The entries below contain a line with "Convert this chart to matplotlib code." and a line with "import matplotlib.pyplot as plt". Retype exactly everything from the first down to the second, both included, and nothing else.

───── Dataset records ─────

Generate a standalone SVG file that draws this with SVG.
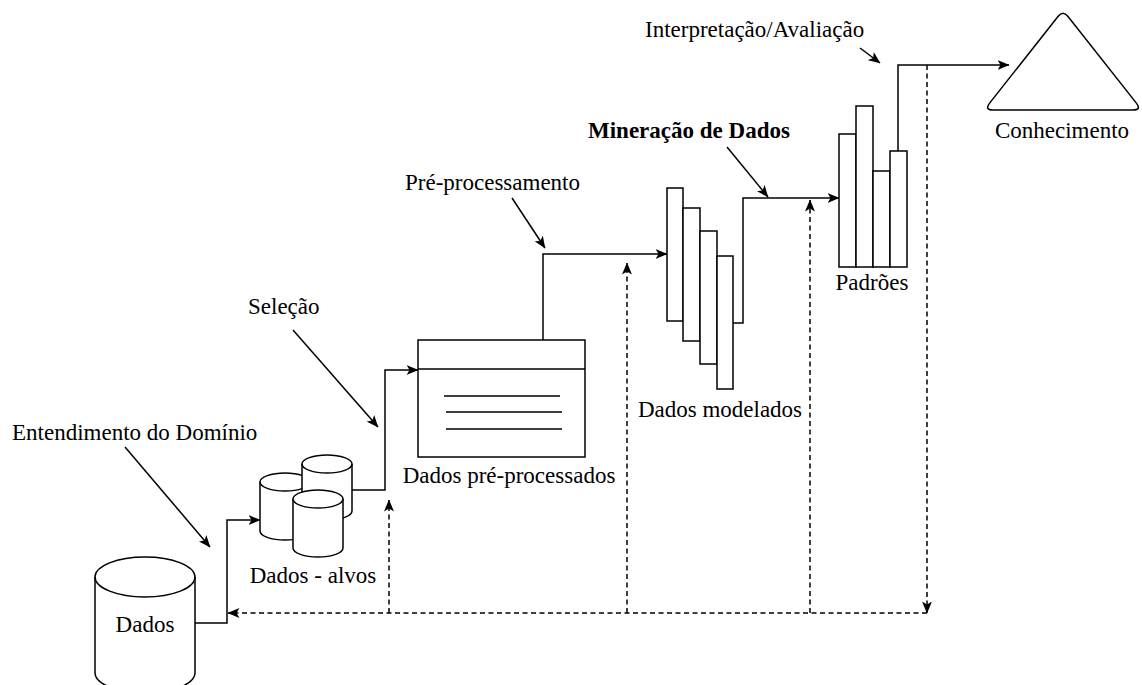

─────
───── Dataset records ─────

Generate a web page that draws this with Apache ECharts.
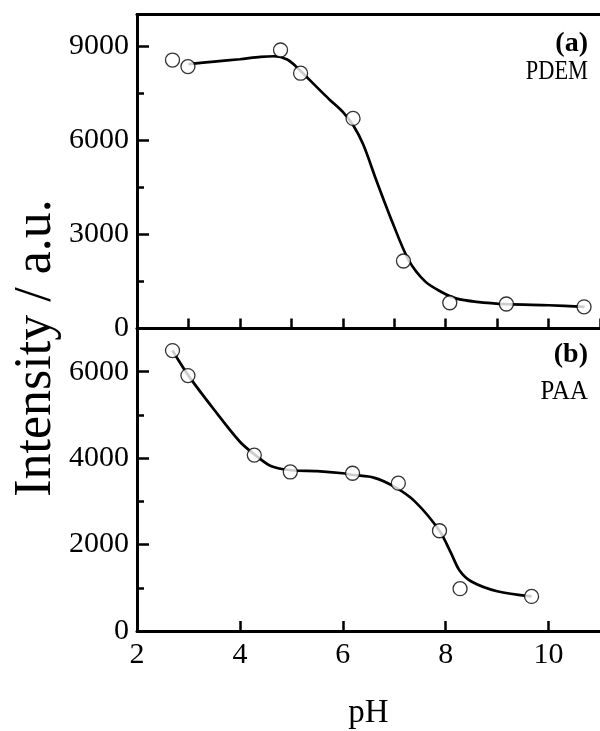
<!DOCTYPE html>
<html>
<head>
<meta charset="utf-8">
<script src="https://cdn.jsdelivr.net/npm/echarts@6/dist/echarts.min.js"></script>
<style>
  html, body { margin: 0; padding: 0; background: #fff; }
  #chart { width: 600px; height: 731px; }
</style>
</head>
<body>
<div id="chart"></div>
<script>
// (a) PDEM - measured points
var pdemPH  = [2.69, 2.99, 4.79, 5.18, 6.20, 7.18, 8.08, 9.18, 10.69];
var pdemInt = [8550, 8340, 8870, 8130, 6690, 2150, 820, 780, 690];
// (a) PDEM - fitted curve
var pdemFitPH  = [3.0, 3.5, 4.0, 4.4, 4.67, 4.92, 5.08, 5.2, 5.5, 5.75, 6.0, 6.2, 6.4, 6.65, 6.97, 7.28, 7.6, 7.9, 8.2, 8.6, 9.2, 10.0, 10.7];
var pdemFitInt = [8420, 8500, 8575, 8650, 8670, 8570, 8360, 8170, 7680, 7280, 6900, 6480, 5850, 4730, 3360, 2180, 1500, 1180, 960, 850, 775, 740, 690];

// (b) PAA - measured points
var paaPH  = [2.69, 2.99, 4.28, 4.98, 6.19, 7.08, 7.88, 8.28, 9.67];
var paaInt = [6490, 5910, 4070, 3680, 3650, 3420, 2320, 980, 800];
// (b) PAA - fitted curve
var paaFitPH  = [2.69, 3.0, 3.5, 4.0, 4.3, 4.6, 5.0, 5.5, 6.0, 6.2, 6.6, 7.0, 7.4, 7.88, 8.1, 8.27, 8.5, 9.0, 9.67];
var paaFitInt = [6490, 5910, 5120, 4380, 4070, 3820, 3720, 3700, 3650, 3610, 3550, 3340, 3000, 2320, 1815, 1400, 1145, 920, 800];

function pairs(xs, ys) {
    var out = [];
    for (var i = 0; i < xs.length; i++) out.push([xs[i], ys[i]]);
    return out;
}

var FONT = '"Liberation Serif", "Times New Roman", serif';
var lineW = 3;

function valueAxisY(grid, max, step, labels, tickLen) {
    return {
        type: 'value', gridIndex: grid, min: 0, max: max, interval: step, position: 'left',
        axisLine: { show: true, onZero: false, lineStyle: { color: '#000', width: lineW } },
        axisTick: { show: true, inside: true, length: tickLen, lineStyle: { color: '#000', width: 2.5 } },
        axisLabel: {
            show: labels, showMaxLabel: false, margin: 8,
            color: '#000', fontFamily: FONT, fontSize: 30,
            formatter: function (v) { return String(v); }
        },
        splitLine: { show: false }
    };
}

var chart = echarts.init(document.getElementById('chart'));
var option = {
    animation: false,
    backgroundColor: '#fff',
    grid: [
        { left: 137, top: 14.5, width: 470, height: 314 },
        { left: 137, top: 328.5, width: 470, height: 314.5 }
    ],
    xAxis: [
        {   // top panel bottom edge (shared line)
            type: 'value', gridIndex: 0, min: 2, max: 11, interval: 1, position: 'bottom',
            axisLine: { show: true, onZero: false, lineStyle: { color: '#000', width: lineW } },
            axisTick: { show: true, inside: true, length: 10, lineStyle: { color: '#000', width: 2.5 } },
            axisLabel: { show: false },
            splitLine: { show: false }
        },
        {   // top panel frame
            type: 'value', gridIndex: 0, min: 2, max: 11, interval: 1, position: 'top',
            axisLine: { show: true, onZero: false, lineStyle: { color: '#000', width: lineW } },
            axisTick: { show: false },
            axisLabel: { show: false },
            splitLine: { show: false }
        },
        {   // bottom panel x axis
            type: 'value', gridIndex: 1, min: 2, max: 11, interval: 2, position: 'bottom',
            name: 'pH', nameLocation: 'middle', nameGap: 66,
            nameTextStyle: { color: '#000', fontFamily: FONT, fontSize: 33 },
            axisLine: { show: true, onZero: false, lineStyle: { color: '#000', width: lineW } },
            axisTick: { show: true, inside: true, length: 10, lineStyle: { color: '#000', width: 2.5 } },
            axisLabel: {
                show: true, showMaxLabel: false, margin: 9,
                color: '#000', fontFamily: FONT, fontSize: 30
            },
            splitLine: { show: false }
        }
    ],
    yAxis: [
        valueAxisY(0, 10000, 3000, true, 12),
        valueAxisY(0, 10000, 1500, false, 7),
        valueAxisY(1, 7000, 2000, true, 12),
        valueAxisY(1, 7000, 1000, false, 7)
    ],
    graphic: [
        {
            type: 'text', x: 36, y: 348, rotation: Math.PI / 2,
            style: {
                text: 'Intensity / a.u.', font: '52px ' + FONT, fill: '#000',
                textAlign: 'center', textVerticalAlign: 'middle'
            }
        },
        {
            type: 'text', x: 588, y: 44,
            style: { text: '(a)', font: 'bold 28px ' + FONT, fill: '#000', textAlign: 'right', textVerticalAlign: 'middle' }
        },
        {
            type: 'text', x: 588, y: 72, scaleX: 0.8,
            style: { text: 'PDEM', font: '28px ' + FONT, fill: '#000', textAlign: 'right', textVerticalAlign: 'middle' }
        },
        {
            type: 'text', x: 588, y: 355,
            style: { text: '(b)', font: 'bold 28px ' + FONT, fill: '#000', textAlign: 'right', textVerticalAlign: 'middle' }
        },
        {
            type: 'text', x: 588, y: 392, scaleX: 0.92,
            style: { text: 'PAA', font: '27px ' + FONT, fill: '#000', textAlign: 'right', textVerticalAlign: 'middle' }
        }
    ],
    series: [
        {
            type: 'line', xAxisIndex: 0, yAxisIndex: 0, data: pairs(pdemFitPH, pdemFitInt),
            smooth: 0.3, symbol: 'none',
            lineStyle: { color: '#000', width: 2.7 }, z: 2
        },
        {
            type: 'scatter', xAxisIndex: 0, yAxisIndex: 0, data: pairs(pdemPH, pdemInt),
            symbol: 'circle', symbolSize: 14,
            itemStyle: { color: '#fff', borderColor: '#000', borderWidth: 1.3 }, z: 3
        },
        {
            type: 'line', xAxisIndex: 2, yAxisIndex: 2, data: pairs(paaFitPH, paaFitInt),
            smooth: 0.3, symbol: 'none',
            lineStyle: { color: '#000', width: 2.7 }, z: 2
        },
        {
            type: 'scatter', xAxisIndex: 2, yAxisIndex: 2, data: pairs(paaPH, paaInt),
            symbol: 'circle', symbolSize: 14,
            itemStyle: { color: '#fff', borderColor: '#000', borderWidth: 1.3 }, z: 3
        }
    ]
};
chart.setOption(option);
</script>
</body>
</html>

─────
───── Dataset records ─────

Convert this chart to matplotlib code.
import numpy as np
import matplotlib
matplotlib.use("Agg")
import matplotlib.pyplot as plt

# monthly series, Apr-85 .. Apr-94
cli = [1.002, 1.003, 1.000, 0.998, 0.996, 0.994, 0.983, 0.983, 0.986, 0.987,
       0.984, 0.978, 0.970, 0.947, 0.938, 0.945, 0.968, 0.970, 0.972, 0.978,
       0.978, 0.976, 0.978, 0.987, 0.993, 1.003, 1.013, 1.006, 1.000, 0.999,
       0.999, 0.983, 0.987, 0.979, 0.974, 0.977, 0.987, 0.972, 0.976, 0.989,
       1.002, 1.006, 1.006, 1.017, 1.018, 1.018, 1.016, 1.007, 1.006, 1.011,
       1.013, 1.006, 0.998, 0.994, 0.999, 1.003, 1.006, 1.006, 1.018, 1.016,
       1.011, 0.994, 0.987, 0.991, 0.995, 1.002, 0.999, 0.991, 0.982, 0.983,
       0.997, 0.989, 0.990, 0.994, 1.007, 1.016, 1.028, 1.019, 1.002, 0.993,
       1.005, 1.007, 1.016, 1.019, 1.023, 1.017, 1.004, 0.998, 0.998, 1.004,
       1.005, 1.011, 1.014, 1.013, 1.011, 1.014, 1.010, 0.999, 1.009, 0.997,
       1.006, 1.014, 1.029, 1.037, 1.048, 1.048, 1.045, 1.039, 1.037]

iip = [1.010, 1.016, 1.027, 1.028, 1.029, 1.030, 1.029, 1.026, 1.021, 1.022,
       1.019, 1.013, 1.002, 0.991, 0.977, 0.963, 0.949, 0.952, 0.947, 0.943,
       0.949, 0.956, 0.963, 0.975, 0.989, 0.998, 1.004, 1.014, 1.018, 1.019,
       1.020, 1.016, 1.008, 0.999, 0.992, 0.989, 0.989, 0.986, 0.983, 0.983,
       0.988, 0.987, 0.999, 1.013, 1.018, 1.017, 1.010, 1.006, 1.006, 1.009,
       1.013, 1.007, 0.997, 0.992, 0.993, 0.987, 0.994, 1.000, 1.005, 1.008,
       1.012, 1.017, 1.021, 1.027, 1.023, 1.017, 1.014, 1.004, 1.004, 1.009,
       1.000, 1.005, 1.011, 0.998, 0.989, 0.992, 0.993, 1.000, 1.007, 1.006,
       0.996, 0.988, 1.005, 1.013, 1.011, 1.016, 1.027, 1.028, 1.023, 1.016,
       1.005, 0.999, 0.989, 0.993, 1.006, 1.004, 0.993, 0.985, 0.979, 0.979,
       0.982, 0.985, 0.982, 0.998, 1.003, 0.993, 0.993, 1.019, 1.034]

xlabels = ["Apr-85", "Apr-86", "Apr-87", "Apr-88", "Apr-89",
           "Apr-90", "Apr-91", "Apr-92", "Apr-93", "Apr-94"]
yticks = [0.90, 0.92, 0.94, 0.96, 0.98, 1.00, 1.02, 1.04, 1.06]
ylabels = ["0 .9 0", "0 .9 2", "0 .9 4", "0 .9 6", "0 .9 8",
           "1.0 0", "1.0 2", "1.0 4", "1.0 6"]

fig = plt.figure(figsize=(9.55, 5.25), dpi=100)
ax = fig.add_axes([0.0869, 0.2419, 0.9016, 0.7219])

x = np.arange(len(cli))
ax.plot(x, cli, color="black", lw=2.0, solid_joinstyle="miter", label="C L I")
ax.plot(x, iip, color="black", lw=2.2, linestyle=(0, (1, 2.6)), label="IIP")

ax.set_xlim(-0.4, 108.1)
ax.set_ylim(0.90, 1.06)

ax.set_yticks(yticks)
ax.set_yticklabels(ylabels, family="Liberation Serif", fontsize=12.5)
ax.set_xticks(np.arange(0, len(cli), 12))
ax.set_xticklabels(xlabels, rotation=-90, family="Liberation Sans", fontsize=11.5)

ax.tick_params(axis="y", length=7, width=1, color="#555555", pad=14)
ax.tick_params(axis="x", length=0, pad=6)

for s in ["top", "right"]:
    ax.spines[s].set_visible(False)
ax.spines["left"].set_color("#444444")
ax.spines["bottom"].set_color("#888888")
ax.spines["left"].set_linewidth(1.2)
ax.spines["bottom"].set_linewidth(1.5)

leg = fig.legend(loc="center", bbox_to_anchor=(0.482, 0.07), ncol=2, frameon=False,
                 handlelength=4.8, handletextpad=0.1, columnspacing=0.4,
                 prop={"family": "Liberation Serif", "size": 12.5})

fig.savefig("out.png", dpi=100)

─────

### Task answer
Convert this chart to matplotlib code.
import numpy as np
import matplotlib
matplotlib.use("Agg")
import matplotlib.pyplot as plt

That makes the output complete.